Выдержал я лишь до Муслима Магомаева — пусть бы он да Биешу больше пели. Ушёл я в гостиницу, и там мы с хорошими людьми хорошо попили и чайку, и кофейку, и коньячку. С тем я и поехал в Вологду за дочерью и внуком. Привёз их сюда. Дочь где-то сразу после Нового года будет рожать нам второго внука, внучку ли. А муж в бегах. Они, мужья-то, сейчас передовые, не то что мы, отсталые — заведём, бывало, детей и сами их воспитываем, растим. кормим, теперь этим государство вроде должно заниматься: нужны ему рабочие и солдаты — корми! Ну, а в нашем варианте — дед и бабка пока живы, будут нести семейное бремя (слово-то какое точное!). Зять мне как-то сказал бодренько: «Как вы, папа, живёте — живут единицы, как я живу — живут миллионы». А ведь рабочий, дорожник, и гляди, как политицки подкован! Не зря боролись за всеобщее образование, и они. образованные, хотят вольно пить, валяться в медвытрезвителях, поднимать кулаки на жену за то, что она его мужа, кормит, поит и ублажает.

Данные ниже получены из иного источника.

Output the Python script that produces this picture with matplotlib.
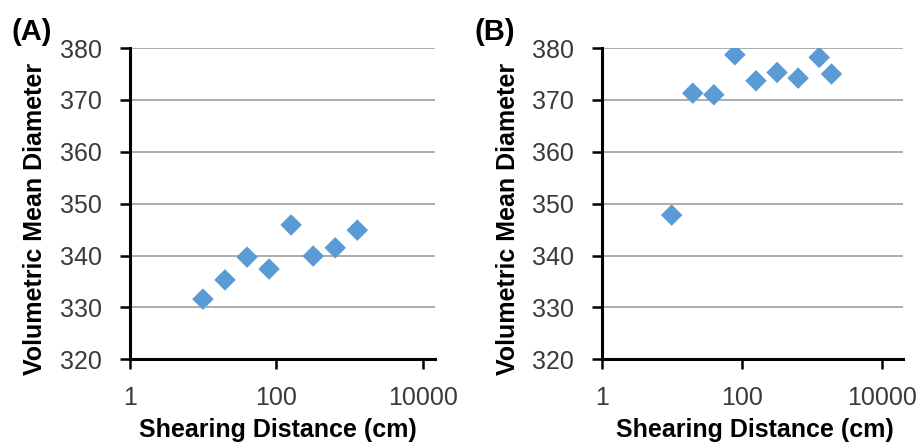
import matplotlib.pyplot as plt
import matplotlib.ticker as mticker

plt.rcParams['font.family'] = ['Liberation Sans', 'DejaVu Sans']

# Shearing distance (cm) and volumetric mean diameter for each panel
dist_a = [10, 20, 40, 80, 160, 320, 640, 1280]
vmd_a = [331.6, 335.3, 339.7, 337.4, 345.9, 339.9, 341.5, 344.9]

dist_b = [10, 20, 40, 80, 160, 320, 640, 1280, 1920]
vmd_b = [347.8, 371.3, 371.0, 378.7, 373.7, 375.3, 374.2, 378.2, 375.0]

yticks = [320, 330, 340, 350, 360, 370, 380]
xticks = [1, 100, 10000]
xtick_labels = ['1', '100', '10000']

fig = plt.figure(figsize=(9.21, 4.45), dpi=100)
ax_a = fig.add_axes([0.1408, 0.1926, 0.3315, 0.6994])
ax_b = fig.add_axes([0.6533, 0.1926, 0.3268, 0.6994])

blue = '#5B9BD5'
for ax, x, y, xmax in [(ax_a, dist_a, vmd_a, 10 ** 4.168),
                       (ax_b, dist_b, vmd_b, 10 ** 4.3)]:
    ax.scatter(x, y, marker='D', s=120, color=blue, edgecolors='none', zorder=3)
    ax.set_xscale('log')
    ax.set_xlim(1, xmax)
    ax.set_ylim(320, 380)
    ax.xaxis.set_major_locator(mticker.FixedLocator(xticks))
    ax.xaxis.set_minor_locator(mticker.NullLocator())
    ax.set_xticklabels(xtick_labels)
    ax.set_yticks(yticks)
    ax.grid(axis='y', color='#A6A6A6', linewidth=1.3)
    ax.set_axisbelow(True)
    for s in ['top', 'right']:
        ax.spines[s].set_visible(False)
    for s in ['left', 'bottom']:
        ax.spines[s].set_linewidth(2.2)
    ax.tick_params(axis='both', direction='out', length=7, width=1.8,
                   labelsize=18, labelcolor='#3a3a3a')
    ax.tick_params(axis='y', pad=13)
    ax.tick_params(axis='x', pad=12)
    ax.set_xlabel('Shearing Distance (cm)', fontsize=18, fontweight='bold')
    ax.set_ylabel('Volumetric Mean Diameter', fontsize=18, fontweight='bold')
    ax.yaxis.set_label_coords(-0.272, 0.45)

ax_a.xaxis.set_label_coords(0.487, -0.19)
ax_b.xaxis.set_label_coords(0.51, -0.19)

fig.text(0.012, 0.96, '(A)', fontsize=21, fontweight='bold', va='top')
fig.text(0.515, 0.96, '(B)', fontsize=21, fontweight='bold', va='top')

fig.savefig('out.png', dpi=100)
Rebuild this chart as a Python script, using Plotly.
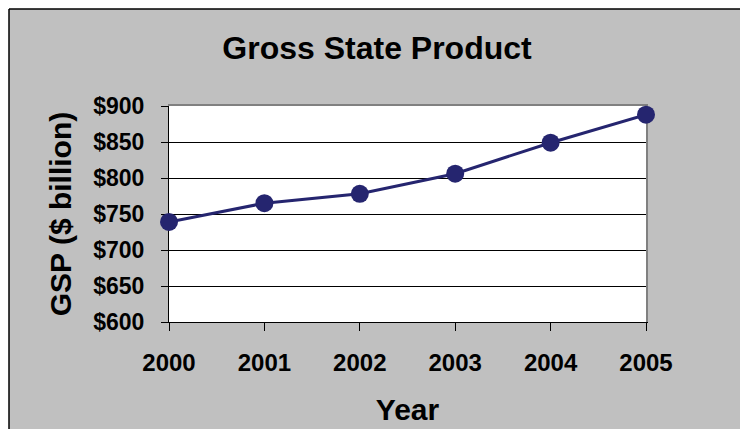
import plotly.graph_objects as go

years = [2000, 2001, 2002, 2003, 2004, 2005]
gsp = [739, 765, 778, 806, 849, 888]
y_ticks = [600, 650, 700, 750, 800, 850, 900]

W, H = 740, 429
L, R, T, B = 169, 94, 106, 107
pw, ph = W - L - R, H - T - B

def px_x(p):
    return (p - L) / pw

def px_y(p):
    return (H - B - p) / ph

navy = "#25256F"
font = "Liberation Sans, Arial, sans-serif"

fig = go.Figure()
fig.add_trace(go.Scatter(
    x=years, y=gsp, mode="lines+markers",
    line=dict(color=navy, width=3),
    marker=dict(color=navy, size=18),
    cliponaxis=False, showlegend=False,
))
# invisible trace for gray top/right frame axes
fig.add_trace(go.Scatter(x=[years[0]], y=[y_ticks[0]], xaxis="x2", yaxis="y2",
                         mode="markers", marker=dict(opacity=0), showlegend=False,
                         hoverinfo="skip"))

bx = px_x(9)
by = px_y(9)
shapes = [
    dict(type="rect", xref="paper", yref="paper", x0=-1, x1=3, y0=by, y1=3,
         fillcolor="white", line=dict(width=0), layer="above"),
    dict(type="rect", xref="paper", yref="paper", x0=-1, x1=bx, y0=-2, y1=3,
         fillcolor="white", line=dict(width=0), layer="above"),
    dict(type="line", xref="paper", yref="paper", x0=bx, x1=3, y0=by, y1=by,
         line=dict(color="black", width=1.5), layer="above"),
    dict(type="line", xref="paper", yref="paper", x0=bx, x1=bx, y0=-2, y1=by,
         line=dict(color="black", width=1.5), layer="above"),
]

fig.update_layout(
    width=W, height=H,
    margin=dict(l=L, r=R, t=T, b=B, autoexpand=False),
    paper_bgcolor="#C0C0C0",
    plot_bgcolor="white",
    font=dict(family=font, color="black"),
    title=dict(text="<b>Gross State Product</b>", x=377 / W, xref="container",
               xanchor="center", y=1 - 48 / H, yref="container", yanchor="middle",
               font=dict(size=32, family=font, color="black")),
    xaxis=dict(range=[years[0], years[-1]], tickmode="array", tickvals=years,
               ticktext=[f"<b>{y}</b>" for y in years],
               showgrid=False, zeroline=False, showline=True, linecolor="black",
               linewidth=1, ticks="outside", ticklen=8, tickcolor="black",
               tickfont=dict(size=24, family=font), ticklabelstandoff=11,
               title=dict(text="<b>Year</b>", font=dict(size=30, family=font),
                          standoff=24),
               automargin=False, layer="below traces"),
    yaxis=dict(range=[y_ticks[0], y_ticks[-1]], tickmode="array", tickvals=y_ticks,
               ticktext=[f"<b>${v}</b>" for v in y_ticks],
               showgrid=True, gridcolor="black", gridwidth=1, zeroline=False,
               showline=True, linecolor="black", linewidth=1,
               ticks="outside", ticklen=7, tickcolor="black",
               tickfont=dict(size=23, family=font), ticklabelstandoff=12,
               title=dict(text="<b>GSP ($ billion)</b>", font=dict(size=30, family=font),
                          standoff=12),
               automargin=False, layer="below traces"),
    xaxis2=dict(overlaying="x", side="top", range=[years[0], years[-1]],
                showgrid=False, zeroline=False, showline=True, linecolor="#808080",
                linewidth=1.5, showticklabels=False, ticks="", automargin=False,
                layer="below traces"),
    yaxis2=dict(overlaying="y", side="right", range=[y_ticks[0], y_ticks[-1]],
                showgrid=False, zeroline=False, showline=True, linecolor="#808080",
                linewidth=1.5, showticklabels=False, ticks="", automargin=False,
                layer="below traces"),
    shapes=shapes,
)

fig.write_html("out.html")
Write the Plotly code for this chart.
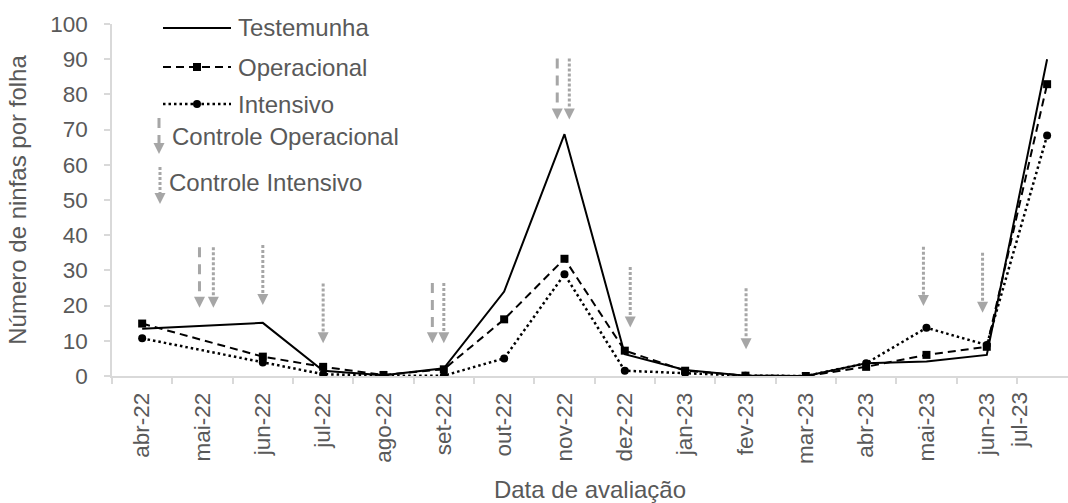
import plotly.graph_objects as go

# ---------------- data ----------------
months = ["abr-22", "mai-22", "jun-22", "jul-22", "ago-22", "set-22", "out-22", "nov-22",
          "dez-22", "jan-23", "fev-23", "mar-23", "abr-23", "mai-23", "jun-23", "jul-23"]
testemunha = [13.4, None, 15.1, 1.5, 0.2, 2.2, 24.0, 68.7, 6.2, 1.7, 0.1, 0.0, 3.6, 4.1, 6.0, 90.0]
operacional = [14.9, None, 5.5, 2.6, 0.3, 1.9, 16.1, 33.3, 7.2, 1.5, 0.1, 0.0, 2.6, 6.0, 8.3, 82.9]
intensivo = [10.7, None, 3.8, 0.5, 0.1, 0.1, 5.0, 28.9, 1.5, 0.8, 0.1, 0.0, 3.6, 13.7, 8.8, 68.3]

# control applications (arrows): position (category index), top and tip values
ctrl_op_x = [0.95, 4.81, 6.88]
ctrl_op_top = [36.6, 26.4, 90.2]
ctrl_op_tip = [19.4, 9.3, 72.9]
ctrl_int_x = [1.18, 2.0, 3.0, 5.0, 7.08, 8.09, 10.01, 12.95, 13.93]
ctrl_int_top = [36.6, 37.2, 26.3, 26.4, 90.2, 31.0, 24.9, 36.7, 35.0]
ctrl_int_tip = [19.4, 20.2, 9.3, 9.3, 72.9, 13.8, 7.6, 19.9, 18.0]

y_ticks = list(range(0, 101, 10))

# ---------------- layout constants ----------------
W, H = 1068, 503
ML, MR, MT, MB = 112, 0, 24, 127
PW, PH = W - ML - MR, H - MT - MB
PX_PER_CAT = 60.33
x_range = [-0.5, -0.5 + PW / PX_PER_CAT]
y_range = [0, 100]
PX_PER_Y = PH / 100.0

FONT = "Arial, Liberation Sans, sans-serif"
TXT = "#595959"
GREY = "#A6A6A6"
AXC = "#D9D9D9"
FS_TICK = 22.5
FS_TXT = 24

x_idx = list(range(len(months)))

fig = go.Figure()

fig.add_trace(go.Scatter(x=x_idx, y=testemunha, mode="lines", connectgaps=True,
                         line=dict(color="black", width=2), name="Testemunha",
                         showlegend=False))
fig.add_trace(go.Scatter(x=x_idx, y=operacional, mode="lines+markers", connectgaps=True,
                         line=dict(color="black", width=2, dash="8px,5px"),
                         marker=dict(symbol="square", size=8, color="black"),
                         name="Operacional", showlegend=False))
fig.add_trace(go.Scatter(x=x_idx, y=intensivo, mode="lines+markers", connectgaps=True,
                         line=dict(color="black", width=2.5, dash="2.5px,3px"),
                         marker=dict(symbol="circle", size=8, color="black"),
                         name="Intensivo", showlegend=False))

shapes = []
HEAD_H = 11 / PX_PER_Y
HEAD_HW = 5.5 / PX_PER_CAT


def data_arrow(x, top, tip, dash):
    shapes.append(dict(type="line", xref="x", yref="y", x0=x, x1=x, y0=top, y1=tip + HEAD_H,
                       line=dict(color=GREY, width=3, dash=dash)))
    path = "M {a},{b} L {c},{b} L {x},{t} Z".format(a=x - HEAD_HW, c=x + HEAD_HW, b=tip + HEAD_H, x=x, t=tip)
    shapes.append(dict(type="path", xref="x", yref="y", path=path,
                       fillcolor=GREY, line=dict(color=GREY, width=0)))


OP_DASH = "10px,7px"
INT_DASH = "3px,2px"
for x, t, p in zip(ctrl_op_x, ctrl_op_top, ctrl_op_tip):
    data_arrow(x, t, p, OP_DASH)
for x, t, p in zip(ctrl_int_x, ctrl_int_top, ctrl_int_tip):
    data_arrow(x, t, p, INT_DASH)


# ---------------- custom legend (paper coordinates from pixels) ----------------
def px(xp):
    return (xp - ML) / PW


def py(yp):
    return (H - MB - yp) / PH


annotations = []


def leg_text(x, y, text):
    annotations.append(dict(xref="paper", yref="paper", x=px(x), y=py(y), text=text,
                            showarrow=False, xanchor="left", yanchor="middle",
                            font=dict(family=FONT, size=FS_TXT, color=TXT)))


# series entries
leg_rows = [("Testemunha", 28, None, None), ("Operacional", 67, "8px,5px", "square"),
            ("Intensivo", 104, "2.5px,3px", "circle")]
for name, yy, dash, sym in leg_rows:
    ln = dict(color="black", width=2 if sym != "circle" else 2.5)
    if dash:
        ln["dash"] = dash
    shapes.append(dict(type="line", xref="paper", yref="paper", x0=px(163), x1=px(231),
                       y0=py(yy), y1=py(yy), line=ln))
    if sym == "square":
        shapes.append(dict(type="rect", xref="paper", yref="paper", x0=px(193), x1=px(201),
                           y0=py(yy + 4), y1=py(yy - 4), fillcolor="black", line=dict(width=0)))
    elif sym == "circle":
        shapes.append(dict(type="circle", xref="paper", yref="paper", x0=px(193), x1=px(201),
                           y0=py(yy + 4), y1=py(yy - 4), fillcolor="black", line=dict(width=0)))
    leg_text(236, yy, name)


def leg_arrow(x, y0, y1, tip, dash):
    shapes.append(dict(type="line", xref="paper", yref="paper", x0=px(x), x1=px(x),
                       y0=py(y0), y1=py(y1), line=dict(color=GREY, width=3, dash=dash)))
    path = "M {a},{b} L {c},{b} L {m},{t} Z".format(a=px(x - 5.5), c=px(x + 5.5), b=py(y1),
                                                    m=px(x), t=py(tip))
    shapes.append(dict(type="path", xref="paper", yref="paper", path=path,
                       fillcolor=GREY, line=dict(color=GREY, width=0)))


leg_arrow(159, 118, 143, 154, OP_DASH)
leg_text(170, 136, "Controle Operacional")
leg_arrow(160, 167, 193, 204, INT_DASH)
leg_text(167, 182, "Controle Intensivo")

# last category label is pushed inside the chart area (as in the original)
annotations.append(dict(xref="paper", yref="paper", x=px(1019), y=py(390), text=months[-1],
                        showarrow=False, textangle=-90, xanchor="center", yanchor="top",
                        font=dict(family=FONT, size=FS_TICK, color=TXT)))
tick_text = months[:-1] + [""]

fig.update_layout(
    width=W, height=H,
    margin=dict(l=ML, r=MR, t=MT, b=MB, pad=0),
    paper_bgcolor="white", plot_bgcolor="white",
    font=dict(family=FONT, size=FS_TICK, color=TXT),
    shapes=shapes, annotations=annotations,
    showlegend=False,
)

fig.update_xaxes(
    range=x_range, tickmode="array", tickvals=x_idx, ticktext=tick_text, tickangle=-90,
    ticks="", showgrid=False, zeroline=False, automargin=False, ticklabelstandoff=6,
    showline=True, linecolor=AXC, linewidth=1.5,
    tickfont=dict(family=FONT, size=FS_TICK, color=TXT),
    minor=dict(tickmode="array", tickvals=[i - 0.5 for i in range(len(months) + 1)],
               ticks="outside", ticklen=6, tickcolor=AXC, tickwidth=1.5, showgrid=False),
    title=dict(text="Data de avaliação", font=dict(family=FONT, size=FS_TXT, color=TXT), standoff=18),
)
fig.update_yaxes(
    range=y_range, tickmode="array", tickvals=y_ticks, ticks="outside", ticklen=6,
    tickcolor=AXC, tickwidth=1.5, showgrid=False, zeroline=False, automargin=False,
    showline=True, linecolor=AXC, linewidth=1.5, ticklabelstandoff=12,
    tickfont=dict(family=FONT, size=FS_TICK, color=TXT),
    title=dict(text="Número de ninfas por folha", font=dict(family=FONT, size=FS_TXT, color=TXT), standoff=17),
)

fig.write_html("out.html", config={"displayModeBar": False},
               post_script="document.body.style.margin='0';document.body.style.overflow='hidden';")
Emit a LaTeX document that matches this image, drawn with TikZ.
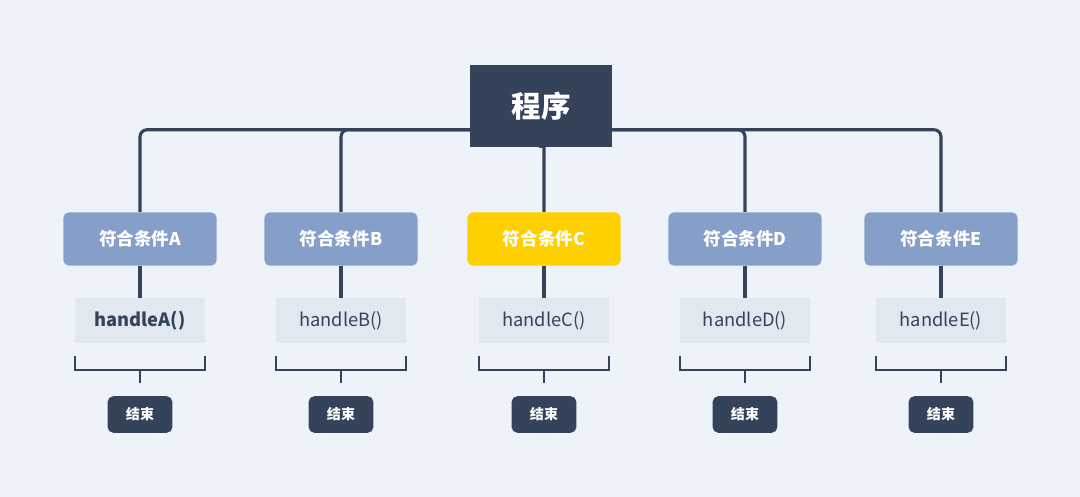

Такой свободы ещё свет не видывал! Вот это демократия! Для лжецов! Для лодырей и пьяниц. Позабавлялись в своё время наши духовные наставники пустыми словами и жестокими мерами воздействия, не задумываясь, что из этого получится, произрастёт. И произрос законченный трус да тунеядец в невиданном масштабе! А как теперь всё это исправлять и что делать — никто не знает.